- After studying this section, you should be able to:
- Recognise basic transistor amplifier connection modes.
- • Common emitter.
- • Common collector.
- • Common base.
- Describe the basic parameters of each amplifier mode.
- • Voltage gain.
- • Current gain.
- • Input & output impedances.
How a transistor is connected to make an amplifier.
Fig. 3.6.1 Amplifier Connections.
Because an amplifier must have two input and two output terminals, a transistor used as an amplifier must have one of its three terminals common to both input and output as shown in Fig 3.6.1. The choice of which terminal is used as the common connection has a marked effect on the performance of the amplifier.
A transistor connected in the three modes illustrated in Figs. 3.6.2 to 3.6.4 would show quite different characteristic curves for each mode. These differences can be exploited by the circuit designer to give an amplifier with characteristics that are most suited a particular purpose. Note that the diagrams are shown here reduced to their most basic form and are not intended to be practical circuits.

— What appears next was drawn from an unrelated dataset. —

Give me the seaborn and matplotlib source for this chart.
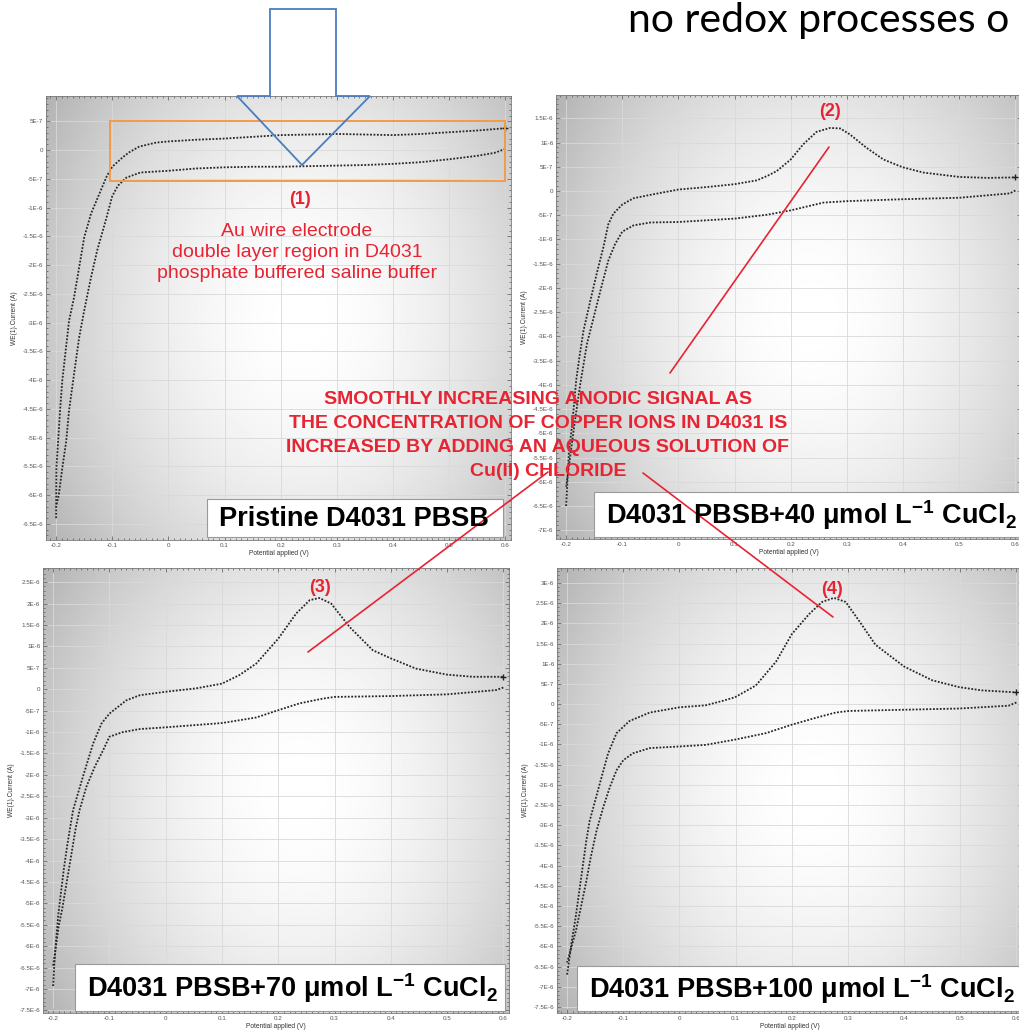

In a transistor amplifier circuit, such as those shown in Figs. 3.6.2 to 3.6.4, the +V supply line and the 0V line can be considered as the same point, as far as any AC signal is concerned. This is because, although there is obviously a voltage (the supply voltage) between these two points, the DC supply is always de-coupled by a large capacitor (e.g. the reservoir capacitor in the power supply) so there can be no AC voltage difference between +V and 0V rails.
Fig. 3.6.2 Common Emitter Mode.
Common Emitter Mode
The most common function of a transistor is to be used in COMMON EMITTER mode. In this method of connection small changes in base/emitter current cause large changes in collector/emitter current. Therefore the circuit is that of a CURRENT amplifier. To give VOLTAGE amplification, a load resistor (or an impedance such as a tuned circuit) must be connected in the collector circuit, so that a change in collector current causes a change in the voltage developed across the load resistor. The value of the load resistor will affect the VOLTAGE GAIN of the amplifier. This is because the larger the load resistor, the larger the change in voltage that will be caused by a given change in collector current. Notice that because of this method of connection the output waveform will be in anti-phase to the input waveform. This is because an increase in base/emitter voltage will cause an increase in base current. This will in turn cause an increase in collector current, but as collector current increases, the voltage drop across the load resistor increases and as the voltage on the top end of the load resistor (the supply voltage) will not change, the voltage on the bottom end must decrease. Therefore an increase in base/emitter voltage causes a decrease in collector/emitter voltage.
Common Emitter Parameters
Voltage Gain: High (about 100).
Current Gain: High (about 50 to 800).
Input Impedance: Medium (about 3kΩ to 5kΩ).
Output Impedance: Medium (Appoximately the load resistor value).
Fig. 3.6.3 Common Collector Mode.
Common Collector Mode
Fig. 3.6.3 illustrates the COMMON COLLECTOR mode; also called the emitter follower mode as in this circuit the output waveform at the emitter is not inverted and so ‘follows’ the input waveform at the base. This method of connection is often used as a BUFFER AMPLIFIER for such jobs as matching impedances between two other circuits. This is because this mode gives the amplifier a high input impedance and a low output impedance. The voltage gain in this mode is slightly less than unity (x 1), but high current gain (called hfc in common collector mode) is available. Another use for this mode of connection is a CURRENT AMPLIFIER, often used for output circuits that have to drive high current AC devices such as loudspeakers or DC devices such as motors etc.
Common Collector Parameters
Voltage Gain: Slightly less than unity (1).
Current Gain: High (about 50 to 800)
Input Impedance: High (Several kΩ)
Output Impedance: Low (A few ohms)
Fig. 3.6.4 Common Base Mode.
Common Base Mode
COMMON BASE MODE is usually used for VHF and UHF amplifiers where, although the voltage gain is not high, there is little chance of the output signal being fed back into the input circuit (which can be a problem at these frequencies). Because the base of the transistor is connected to ground in this mode, it forms an effective grounded (earthed) screen between output and input. As the collector current in this mode will be the emitter current minus the base current, the current gain (hfb in common base mode) is less than unity (<1).
Common Base Parameters
Voltage Gain: Medium (about 10 to 50).